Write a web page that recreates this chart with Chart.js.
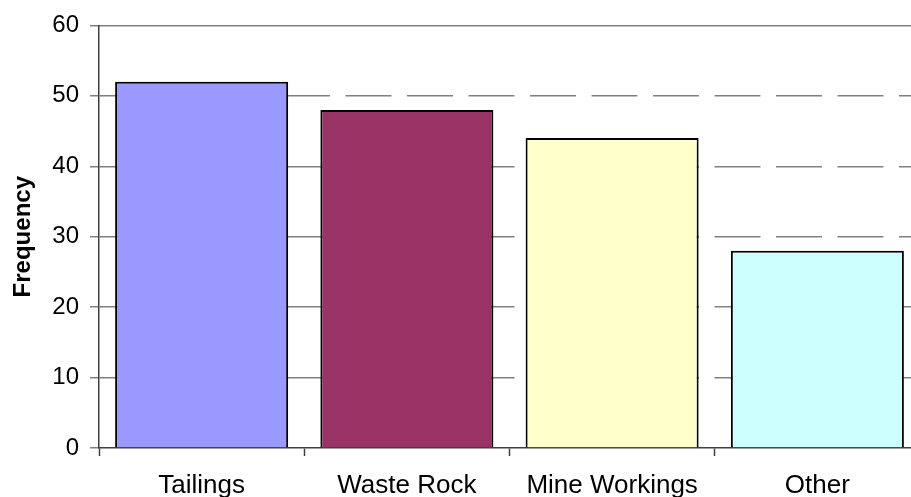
<!DOCTYPE html>
<html>
<head>
<meta charset="utf-8">
<script src="https://cdn.jsdelivr.net/npm/chart.js@4"></script>
<style>
  html, body { margin: 0; padding: 0; background: #fff; overflow: hidden; }
  #wrap { width: 911px; height: 497px; overflow: hidden; }
  #box { width: 920px; height: 497px; }
</style>
</head>
<body>
<div id="wrap"><div id="box"><canvas id="freqChart"></canvas></div></div>
<script>
  const categories = ["Tailings", "Waste Rock", "Mine Workings", "Other"];
  const frequency = [52, 48, 44, 28];
  const barColors = ["#9999FF", "#993366", "#FFFFCC", "#CCFFFF"];
  const yTicks = [0, 10, 20, 30, 40, 50, 60];

  const fontFamily = "'Liberation Sans', Arial, sans-serif";

  const ctx = document.getElementById('freqChart').getContext('2d');
  new Chart(ctx, {
    type: 'bar',
    data: {
      labels: categories,
      datasets: [{
        label: 'Frequency',
        data: frequency,
        backgroundColor: barColors,
        borderColor: '#000000',
        borderWidth: 2,
        barPercentage: 0.843,
        categoryPercentage: 1.0,
      }],
    },
    options: {
      responsive: true,
      maintainAspectRatio: false,
      animation: false,
      layout: { padding: 0 },
      plugins: {
        legend: { display: false },
        tooltip: { enabled: false },
      },
      scales: {
        x: {
          position: 'bottom',
          grid: {
            offset: true,
            drawOnChartArea: false,
            drawTicks: true,
            tickLength: 8,
            tickColor: '#404040',
            tickWidth: 1.5,
          },
          border: { color: '#404040', width: 1.5 },
          ticks: {
            color: '#000',
            padding: 14,
            font: { family: fontFamily, size: 26 },
          },
          afterFit: (scale) => { scale.height = 49; },
        },
        xTop: {
          type: 'category',
          axis: 'x',
          position: 'top',
          labels: categories,
          grid: { display: false },
          border: { color: '#808080', width: 1.5 },
          ticks: { display: false },
          afterFit: (scale) => { scale.height = 24; },
        },
        y: {
          min: 0,
          max: 60,
          afterBuildTicks: (scale) => { scale.ticks = yTicks.map(v => ({ value: v })); },
          grid: {
            color: (c) => (c.tick && (c.tick.value === 0 || c.tick.value === 60)) ? 'rgba(0,0,0,0)' : '#808080',
            lineWidth: 1.5,
            tickColor: '#808080',
            tickLength: 9,
            tickBorderDash: [],
          },
          border: { color: '#404040', width: 1.5, dash: [46, 15.5] },
          ticks: {
            color: '#000',
            padding: 11,
            font: { family: fontFamily, size: 24 },
          },
          title: {
            display: true,
            text: 'Frequency',
            color: '#000',
            padding: { top: 9, bottom: 0 },
            font: { family: fontFamily, size: 24, weight: 'bold' },
          },
          afterFit: (scale) => { scale.width = 99; },
        },
      },
    },
  });
</script>
</body>
</html>
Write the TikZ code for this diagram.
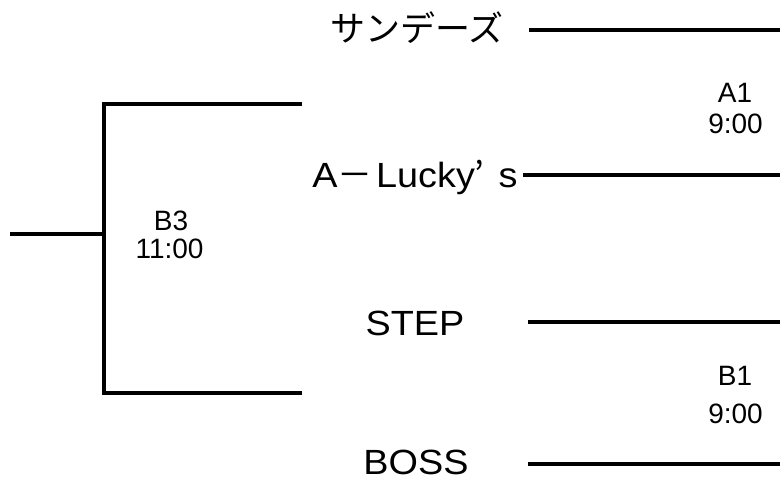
\documentclass[tikz,border=0pt]{standalone}
\usepackage{fontspec}
\setmainfont{Liberation Sans}
\newfontfamily\jp{Noto Sans CJK JP}
\newfontfamily\wide{Liberation Sans}[FakeStretch=1.08]
\tikzset{
  team/.style={anchor=base,inner sep=0pt,text depth=0pt,font=\wide\fontsize{26.25}{30}\selectfont},
  game/.style={anchor=base,inner sep=0pt,font=\fontsize{21}{24}\selectfont},
  bar/.style={line width=3pt}
}
\begin{document}
\begin{tikzpicture}[x=0.75pt,y=-0.75pt]
      \useasboundingbox (0,0) rectangle (780,479);

      \node[team] (sun) at (417,41) {\jp サンデーズ};
      \node[team] (lucky) at (415,187) {A{\jp －}\kern0.1em Lucky{\jp ’}\kern0.4em s};
      \node[team] (step) at (415,335) {STEP};
      \node[team] (boss) at (416,474) {BOSS};

      \node[game] (a1) at (735,102) {A1};
      \node[game] (a1t) at (735.5,133) {9:00};
      \node[game] (b1) at (735,385) {B1};
      \node[game] (b1t) at (735.5,423) {9:00};
      \node[game] (b3) at (171,230) {B3};
      \node[game] (b3t) at (169.5,258) {11:00};

      \coordinate (sunR) at (780,30);
      \coordinate (luckyR) at (780,175);
      \coordinate (stepR) at (780,322);
      \coordinate (bossR) at (780,464);
      \draw[bar] (529,30) -- (sunR);
      \draw[bar] (523,175) -- (luckyR);
      \draw[bar] (528,322) -- (stepR);
      \draw[bar] (528,464) -- (bossR);

      \coordinate (top) at (302,104);
      \coordinate (bottom) at (302,393);
      \coordinate (final) at (10,234);
      \draw[bar] (top) -- (104,104) -- (104,393) -- (bottom);
      \draw[bar] (final) -- (104,234);
    \end{tikzpicture}
\end{document}
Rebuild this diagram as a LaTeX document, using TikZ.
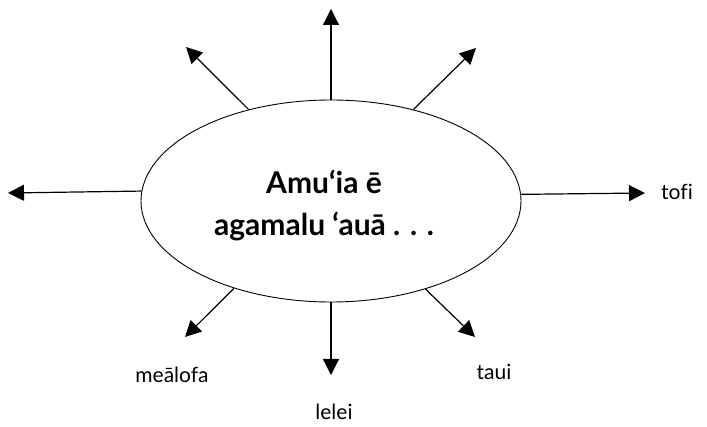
\documentclass[tikz,border=0pt]{standalone}
\usepackage{fontspec}
\setmainfont{Lato}[Ligatures=CommonOff]
\usetikzlibrary{positioning,arrows.meta,shapes.geometric}
\tikzset{
  hub/.style={ellipse,draw,line width=0.9pt,minimum width=380pt,minimum height=202pt,inner sep=0pt},
  spoke/.style={-{Triangle[length=16pt,width=16pt]},line width=1.2pt},
  word/.style={font=\fontsize{21}{25}\selectfont,inner sep=0pt}
}

\begin{document}
\begin{tikzpicture}[x=1pt,y=-1pt]
    \useasboundingbox (0,0) rectangle (707,427);
    \node at (331,201) [hub] (core) {};
    \node at (324,206) [align=center,inner sep=0pt,font=\fontsize{30}{42}\selectfont\bfseries] (title) {Amu‘ia ē\\agamalu ‘auā . . .};

    \coordinate (up) at (331,9);
    \coordinate (upleft) at (186,47);
    \coordinate (upright) at (476,48);
    \coordinate (left) at (8,193);
    \coordinate (right) at (645,193);
    \coordinate (downleft) at (185,337);
    \coordinate (down) at (331,375);
    \coordinate (downright) at (475,337);

    \node at (677,192) [word] (tofi) {tofi};
    \node at (172,375) [word] (mealofa) {meālofa};
    \node at (334,412) [word] (lelei) {lelei};
    \node at (494,372) [word] (taui) {taui};

    \path[spoke]
    (core.90) edge (up)
    (core.132) edge (upleft)
    (core.48) edge (upright)
    (core.177.6) edge (left)
    (core.2.4) edge (right)
    (core.222.6) edge (downleft)
    (core.270) edge (down)
    (core.-43) edge (downright);
\end{tikzpicture}
\end{document}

● Exercise prompt: Any pictures should be left out. Reproduce every line from the one holding "Write the TikZ code for this diagram." down to the one holding "(0,0) rectangle (780,479);", both of those lines included.

● Written answer:
Write the TikZ code for this diagram.
\documentclass[tikz,border=0pt]{standalone}
\usepackage{fontspec}
\setmainfont{Liberation Sans}
\newfontfamily\jp{Noto Sans CJK JP}
\newfontfamily\wide{Liberation Sans}[FakeStretch=1.08]
\tikzset{
  team/.style={anchor=base,inner sep=0pt,text depth=0pt,font=\wide\fontsize{26.25}{30}\selectfont},
  game/.style={anchor=base,inner sep=0pt,font=\fontsize{21}{24}\selectfont},
  bar/.style={line width=3pt}
}
\begin{document}
\begin{tikzpicture}[x=0.75pt,y=-0.75pt]
      \useasboundingbox (0,0) rectangle (780,479);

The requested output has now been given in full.